新しい資本主義って?

岸田総理のもと、新しい資本主義の有識者会議の初回会合があったようです。

15人という人数と顔ぶれを見るだけでも、事務方の官僚が描くシナリオ通りの総花式の結論が透けて見えます。おそらく何も変わらないのでしょう。
個人的には山梨県の水ブランド戦略会議の13人の有識者のメンバーの一人として参加した時を思い出します。立場の違う面々の意見を取り入れた抽象的な結論に落ち着いた記憶があります。

別件でプラットフォーマー規制に関して内閣官房に呼ばれて議論したこともありましたが、それら実体験から、今の官僚の立場にある方々は国や自治体を良くするというより個人的思惑によるその場しのぎが連続していると思うようになりました。

前から原丈人氏の説く公益資本主義は水広場の経営哲学と重なっており、水広場ではROEに対しSROE(social return on equity)という逆概念もあります。簡単にいえばもともと日本にある三方善しと同義です。
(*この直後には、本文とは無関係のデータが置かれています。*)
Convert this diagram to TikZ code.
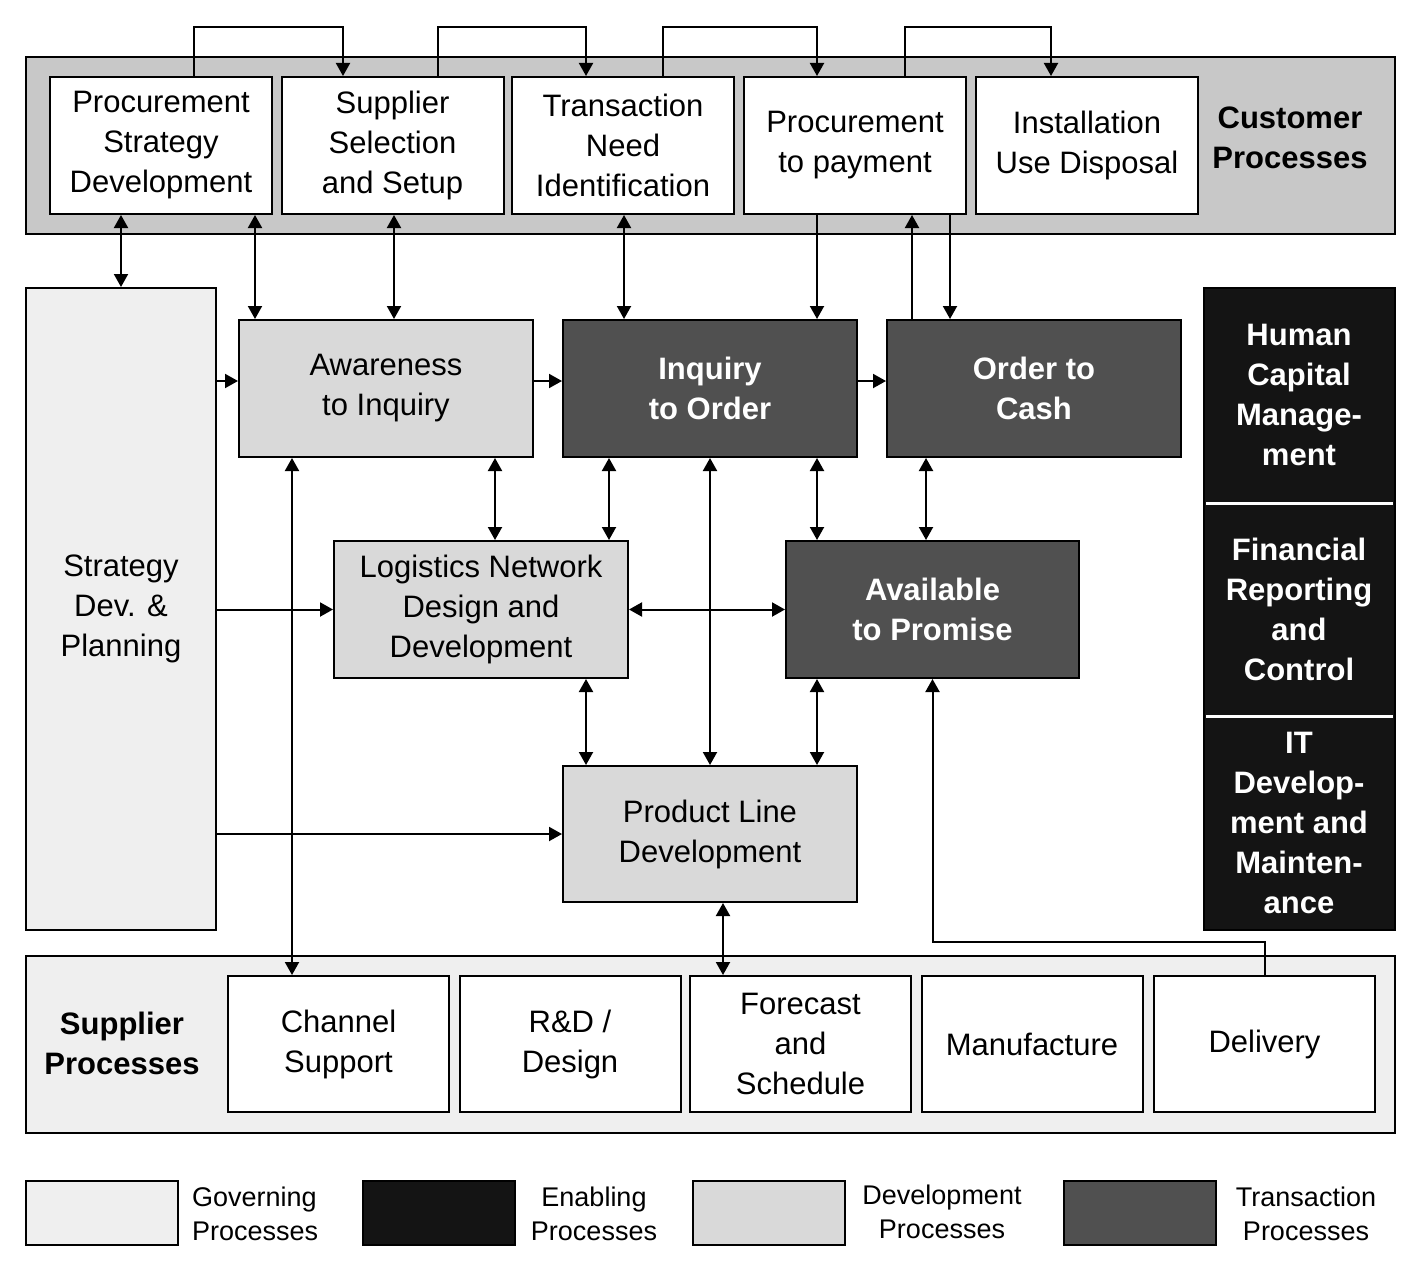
\documentclass[tikz,border=0pt]{standalone}
\usepackage{fontspec}
\setmainfont{Liberation Sans}
\usetikzlibrary{arrows.meta}
\definecolor{gov}{HTML}{EFEFEF}
\definecolor{dev}{HTML}{D9D9D9}
\definecolor{trans}{HTML}{505050}
\definecolor{enab}{HTML}{141414}
\definecolor{band}{HTML}{C8C8C8}
\tikzset{
  every node/.style={font=\fontsize{31}{40}\selectfont, align=center, inner sep=0pt},
  bx/.style={draw=black, line width=2pt, fill=white, minimum width=222pt, minimum height=137pt},
  mid/.style={draw=black, line width=2pt, minimum width=294pt, minimum height=137pt},
  devbox/.style={mid, fill=dev},
  trbox/.style={mid, fill=trans, text=white, font=\fontsize{31}{40}\selectfont\bfseries},
  conn/.style={line width=2pt, arrows={-Triangle[length=13pt,width=14pt]}},
  bic/.style={line width=2pt, arrows={Triangle[length=13pt,width=14pt]-Triangle[length=13pt,width=14pt]}},
  plain/.style={line width=2pt},
  leg/.style={draw=black, line width=2pt, minimum width=152pt, minimum height=64pt},
  legt/.style={font=\fontsize{27}{34}\selectfont}
}
\begin{document}
\begin{tikzpicture}[x=1pt,y=-1pt]
\useasboundingbox (0,0) rectangle (1418,1287);
% bands
\draw[line width=2pt, fill=band] (26,57) rectangle (1395,234);
\draw[line width=2pt, fill=gov] (26,956) rectangle (1395,1133);
% top boxes
\node[bx] (psd) at (161,145.5) {Procurement\\Strategy\\Development};
\node[bx] (sss) at (392.5,145.5) {Supplier\\Selection\\and Setup};
\node[bx] (tni) at (623,145.5) {Transaction\\Need\\Identification};
\node[bx] (p2p) at (855,145.5) {Procurement\\to payment};
\node[bx] (iud) at (1087,145.5) {Installation\\Use Disposal};
\node[font=\fontsize{31}{40}\selectfont\bfseries] (cust) at (1290,138) {Customer\\Processes};
% left and right columns
\node[draw=black, line width=2pt, fill=gov, minimum width=190pt, minimum height=642pt] (strat) at (121,609) {Strategy\\Dev. \&\\Planning};
\node[draw=black, line width=2pt, fill=enab, minimum width=191pt, minimum height=642pt] (enab) at (1299.5,609) {};
\draw[white, line width=3pt] (1206,503) -- (1393,503);
\draw[white, line width=3pt] (1206,716) -- (1393,716);
\node[text=white, font=\fontsize{31}{40}\selectfont\bfseries] (hcm) at (1299,395) {Human\\Capital\\Manage-\\ment};
\node[text=white, font=\fontsize{31}{40}\selectfont\bfseries] (frc) at (1299,609) {Financial\\Reporting\\and\\Control};
\node[text=white, font=\fontsize{31}{40}\selectfont\bfseries] (itd) at (1299,823) {IT\\Develop-\\ment and\\Mainten-\\ance};
% middle
\node[devbox] (awa) at (386,388.5) {Awareness\\to Inquiry};
\node[trbox] (io) at (710,388.5) {Inquiry\\to Order};
\node[trbox] (oc) at (1034,388.5) {Order to\\Cash};
\node[devbox] (log) at (481,609.5) {Logistics Network\\Design and\\Development};
\node[trbox, minimum width=293pt] (atp) at (932.5,609.5) {Available\\to Promise};
\node[devbox, minimum height=136pt] (pl) at (710,834) {Product Line\\Development};
% supplier boxes
\node[font=\fontsize{31}{40}\selectfont\bfseries] (sup) at (122,1043) {Supplier\\Processes};
\node[bx, minimum width=221pt, minimum height=136pt] (cs) at (338.5,1044) {Channel\\Support};
\node[bx, minimum width=221pt, minimum height=136pt] (rd) at (570,1044) {R\&D /\\Design};
\node[bx, minimum width=221pt, minimum height=136pt] (fs) at (800.5,1044) {Forecast\\and\\Schedule};
\node[bx, minimum width=221pt, minimum height=136pt] (man) at (1032,1044) {Manufacture};
\node[bx, minimum width=221pt, minimum height=136pt] (del) at (1264.5,1044) {Delivery};
% coordinates
\foreach \v in {121,194,255,292,343,394,438,495,586,609,624,663,710,723,817,905,912,926,950,1051}
  \coordinate (c\v) at (\v,0);
\coordinate (r381) at (0,381);
% top loops
\draw[conn] (psd.north -| c194) -- ++(0,-49) -| (sss.north -| c343);
\draw[conn] (sss.north -| c438) -- ++(0,-49) -| (tni.north -| c586);
\draw[conn] (tni.north -| c663) -- ++(0,-49) -| (p2p.north -| c817);
\draw[conn] (p2p.north -| c905) -- ++(0,-49) -| (iud.north -| c1051);
% customer to middle
\draw[bic] (psd.south -| c121) -- (strat.north -| c121);
\draw[bic] (psd.south -| c255) -- (awa.north -| c255);
\draw[bic] (sss.south -| c394) -- (awa.north -| c394);
\draw[bic] (tni.south -| c624) -- (io.north -| c624);
\draw[conn] (p2p.south -| c817) -- (io.north -| c817);
\draw[conn] (oc.north -| c912) -- (p2p.south -| c912);
\draw[conn] (p2p.south -| c950) -- (oc.north -| c950);
% horizontal flow
\draw[conn] (strat.east |- r381) -- (awa.west |- r381);
\draw[conn] (awa.east |- r381) -- (io.west |- r381);
\draw[conn] (io.east |- r381) -- (oc.west |- r381);
\draw[conn] (strat.east |- log.west) -- (log.west);
\draw[conn] (strat.east |- pl.west) -- (pl.west);
% middle verticals
\draw[bic] (awa.south -| c292) -- (cs.north -| c292);
\draw[bic] (awa.south -| c495) -- (log.north -| c495);
\draw[bic] (io.south -| c609) -- (log.north -| c609);
\draw[bic] (io.south -| c710) -- (pl.north -| c710);
\draw[bic] (io.south -| c817) -- (atp.north -| c817);
\draw[bic] (oc.south -| c926) -- (atp.north -| c926);
\draw[bic] (log.east) -- (atp.west);
\draw[bic] (log.south -| c586) -- (pl.north -| c586);
\draw[bic] (atp.south -| c817) -- (pl.north -| c817);
\draw[bic] (pl.south -| c723) -- (fs.north -| c723);
\draw[conn] (del.north) -- ++(0,-33) -| (atp.south);
% legend
\node[leg, fill=gov] (lg1) at (102,1213) {};
\node[legt, align=left, anchor=west] (lt1) at (192,1214) {Governing\\Processes};
\node[leg, fill=enab] (lg2) at (439,1213) {};
\node[legt] (lt2) at (594,1214) {Enabling\\Processes};
\node[leg, fill=dev] (lg3) at (769,1213) {};
\node[legt] (lt3) at (942,1212) {Development\\Processes};
\node[leg, fill=trans] (lg4) at (1140,1213) {};
\node[legt] (lt4) at (1306,1214) {Transaction\\Processes};
\end{tikzpicture}
\end{document}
給与を増やすこと、そのためにもまず廉価販売を止めること。皆がそれをすればGDPは増え生産性も一瞬にして向上します。しかしそれは競争を土台とする民間主体の努力だけでは不可能だと思われ、政治家や官僚が存在意義を発揮できるところです。

公益資本主義の実現は金融界の利益に逆行します。人件費増加や仕入先への支払適正化はROEを減らし株式投資家や市場関係者に忌避されます。実際に岸田ショックと言われた現象も起きました。しかし岸田氏は金融界と争ってでも理念実現できる大物には見えません。

従って公益資本主義は絵にかいた餅で終わる可能性が高く、政府に頼っていられません。水広場的にはミクロ単位で実行すること、例えば適正価格で仕入れて適正価格で販売するという当たり前のようだが実行している会社は少ない行動を粛々と進めることです。

10月25日は弊社設立記念日でした。17年、同じ道を歩んできたことに感謝します。